Good, Better, Best: Cube proxy setups
Here’s a practical tradeoff table, because your time and patience are also resources.
| Setup level | What it looks like | Best for | Tradeoff |
|---|---|---|---|
| Good | Paper inserts in opaque sleeves, backed by real cards | Fast testing, temporary swaps | Can still feel different, readability varies |
| Better | Printed playtest-style proxies with a consistent template, all sleeved the same | Most long-term cubes | Requires more upfront effort |
| Best | High-quality, uniform proxies, clear markings, updated text, storage system + change log | “This cube is my child” level owners | You will become the person with labeled dividers, permanently |
Etiquette and boundaries (because rules still exist)
Cube is casual, and proxies are common, but don’t pretend the rules are mysterious.
- Sanctioned events require authentic Magic cards. Player-made proxies are not legal there.
- Judge-issued proxies can exist in sanctioned play under narrow circumstances, like a card becoming damaged during the event.
- For casual cube nights at a store, the correct move is still boring: ask the organizer first.
If you want a painless script:
- “Just a heads up, this cube uses proxies for accessibility and testing. Everything’s readable and clearly marked. Cool with everyone?”
If anyone says no, you either swap cubes, swap tables, or swap plans. You do not start a debate about the Reserved List. Nobody wins those. Not even the internet.
FAQs
How many proxies should I run in a Cube?
As many as you want, as long as they’re consistent with the rest of the cube and don’t create marked-card issues. A cube with 5 proxies that feel different is worse than a cube with 500 proxies that feel identical.

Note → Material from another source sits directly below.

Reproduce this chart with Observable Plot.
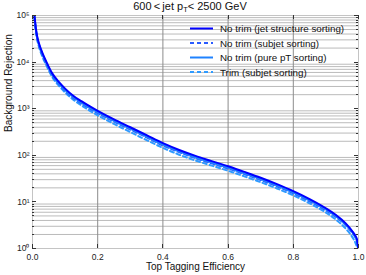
<!DOCTYPE html>
<html><head><meta charset="utf-8">
<script src="https://cdn.jsdelivr.net/npm/d3@7"></script>
<script src="https://cdn.jsdelivr.net/npm/@observablehq/plot@0.6"></script>
<style>body{margin:0;background:#fff;}</style>
</head><body><div id="chart"></div>
<script>
const efficiency = [0.003,0.006,0.01,0.015,0.02,0.03,0.043,0.06,0.08,0.1,0.125,0.15,0.175,0.2,0.25,0.3,0.35,0.4,0.45,0.5,0.55,0.6,0.65,0.7,0.75,0.8,0.85,0.9,0.93,0.96,0.98,0.99,0.995,1.0];
const noTrimJetStructure = [140000,100000,55000,34000,25000,16000,10000,5800,3800,2700,1900,1450,1130,900,590,400,270,182,130,97,75,58,44,33,24,17,11.5,7.3,5.3,3.5,2.4,1.9,1.6,0.9];
const noTrimSubjet = [130000,92000,50000,31000,22500,14300,9000,5250,3420,2430,1710,1300,1010,805,530,358,242,163,117,87,67,52,39.5,29.5,21.6,15.3,10.3,6.6,4.8,3.2,2.2,1.75,1.45,0.9];
const noTrimPurePt = [135000,95000,52000,32000,23500,15000,9400,5450,3550,2520,1780,1350,1055,840,550,372,252,170,121,90,70,54,41,30.8,22.4,15.9,10.8,6.9,5.0,3.3,2.3,1.8,1.5,0.9];
const trimSubjet = [125000,88000,47000,29000,21000,13200,8400,4850,3150,2230,1560,1180,910,720,470,315,212,144,103,77,60,46.5,35.3,26.5,19.4,13.8,9.3,5.9,4.2,2.7,1.8,1.35,1.1,0.8];

const seriesNames = ["No trim (jet structure sorting)","No trim (subjet sorting)","No trim (pure pT sorting)","Trim (subjet sorting)"];
const seriesValues = [noTrimJetStructure, noTrimSubjet, noTrimPurePt, trimSubjet];
const seriesColors = ["#0000ff","#2a5cff","#1f82ff","#2f9bff"];
const seriesDash = [null,"4,3",null,"4,3"];
const drawOrder = [3,1,2,0];

const xTicks = [0,0.2,0.4,0.6,0.8,1.0];
const xGrid = [0.2,0.4,0.6,0.8];
const yDecades = [1,10,100,1000,10000,100000];
const yMinor = [];
for (let k = 0; k < 5; k++) for (let m = 2; m <= 9; m++) yMinor.push(m * Math.pow(10, k));

const titleParts = ["600\u2009<\u2009jet p", "T", "< 2500 GeV"];
const xLabel = "Top Tagging Efficiency";
const yLabel = "Background Rejection";

const sup = {"0":"\u2070","1":"\u00b9","2":"\u00b2","3":"\u00b3","4":"\u2074","5":"\u2075"};
const font = "'Liberation Sans', Arial, Helvetica, sans-serif";

const lineMarks = drawOrder.map(i => {
  const data = efficiency.map((e, j) => ({e, v: seriesValues[i][j]}));
  return Plot.line(data, {x: "e", y: "v", stroke: seriesColors[i], strokeWidth: 2,
    strokeDasharray: seriesDash[i] || undefined, clip: true, curve: "monotone-x"});
});

const plot = Plot.plot({
  width: 366, height: 275,
  marginLeft: 32, marginRight: 8, marginTop: 15, marginBottom: 27,
  style: {fontFamily: font, fontSize: "8px", background: "#fff", color: "#222", overflow: "visible"},
  x: {domain: [0, 1]},
  y: {type: "log", domain: [1, 1e5]},
  marks: [
    Plot.ruleY(yMinor, {stroke: "#bbbbbb", strokeWidth: 1}),
    Plot.ruleX(xGrid, {stroke: "#8c8c8c", strokeWidth: 1}),
    Plot.frame({stroke: "#c4c4c4"}),
    Plot.axisX({ticks: xTicks, tickFormat: d => d.toFixed(1), tickSize: 0, tickPadding: 5, label: null, fontSize: 8.5}),
    Plot.axisY({ticks: yDecades, tickFormat: d => "10" + sup[String(Math.round(Math.log10(d)))], tickSize: 0, tickPadding: 3, label: null, fontSize: 8.5}),
    Plot.text([xLabel], {frameAnchor: "bottom", dy: 21, fontSize: 10, fill: "#111"}),
    Plot.text([yLabel], {frameAnchor: "left", rotate: -90, dx: -24, fontSize: 10, fill: "#111"}),
    ...lineMarks
  ]
});
document.getElementById("chart").appendChild(plot);

const svg = d3.select(plot);
const xs = plot.scale("x"), ys = plot.scale("y");
const x0 = xs.apply(0), x1 = xs.apply(1), y0 = ys.apply(1), y1 = ys.apply(1e5);
const tg = svg.append("g").attr("stroke", "#333").attr("stroke-width", 1);
xTicks.forEach(t => {
  const x = Math.round(xs.apply(t)) + 0.5;
  tg.append("line").attr("x1", x).attr("x2", x).attr("y1", y0).attr("y2", y0 - 4);
  tg.append("line").attr("x1", x).attr("x2", x).attr("y1", y1).attr("y2", y1 + 4);
});
yDecades.forEach(t => {
  const y = Math.round(ys.apply(t)) + 0.5;
  tg.append("line").attr("x1", x0).attr("x2", x0 + 4).attr("y1", y).attr("y2", y);
  tg.append("line").attr("x1", x1).attr("x2", x1 - 4).attr("y1", y).attr("y2", y);
});
yMinor.forEach(t => {
  const y = Math.round(ys.apply(t)) + 0.5;
  tg.append("line").attr("x1", x0).attr("x2", x0 + 2).attr("y1", y).attr("y2", y);
  tg.append("line").attr("x1", x1).attr("x2", x1 - 2).attr("y1", y).attr("y2", y);
});

const title = svg.append("text").attr("x", 190).attr("y", 9.5).attr("text-anchor", "middle")
  .attr("font-family", font).attr("font-size", 11).attr("fill", "#111");
title.append("tspan").text(titleParts[0]);
title.append("tspan").attr("font-size", 7.5).attr("dy", 2).text(titleParts[1]);
title.append("tspan").attr("dy", -2).text(titleParts[2]);

const lg = svg.append("g").attr("font-family", font).attr("font-size", 9.8).attr("text-anchor", "start");
seriesNames.forEach((name, i) => {
  const y = 28.5 + i * 14.5;
  lg.append("line").attr("x1", 190).attr("x2", 213).attr("y1", y).attr("y2", y)
    .attr("stroke", seriesColors[i]).attr("stroke-width", 2)
    .attr("stroke-dasharray", seriesDash[i]);
  lg.append("text").attr("x", 220).attr("y", y + 3.5).attr("fill", "#111").text(name);
});
</script>
</body></html>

Are MTG proxies for Cube legal at my LGS?
If it’s a casual, unsanctioned cube night, it’s up to the organizer. If it’s sanctioned, proxies aren’t allowed except narrow judge-issued exceptions. Ask first, it’s cheaper than awkwardness.
Should I proxy only expensive cards, or proxy everything?
Either works. Proxying everything can actually improve consistency because all cards share the same print style and wear patterns. Proxying only a few cards can be fine, but it increases the risk of “these feel different.”
What’s the biggest readability mistake people make with cube proxies?
Over-stylizing. Tiny fonts, low contrast text, or art-heavy designs that hide the rules text. Drafting is fast. Make the functional parts obvious.
How do I store a cube so setup doesn’t take forever?
Use labeled dividers, keep basics separate, and pick either “sorted and build packs” or “pre-built packs.” Also keep spare sleeves with the cube, because sleeves will die.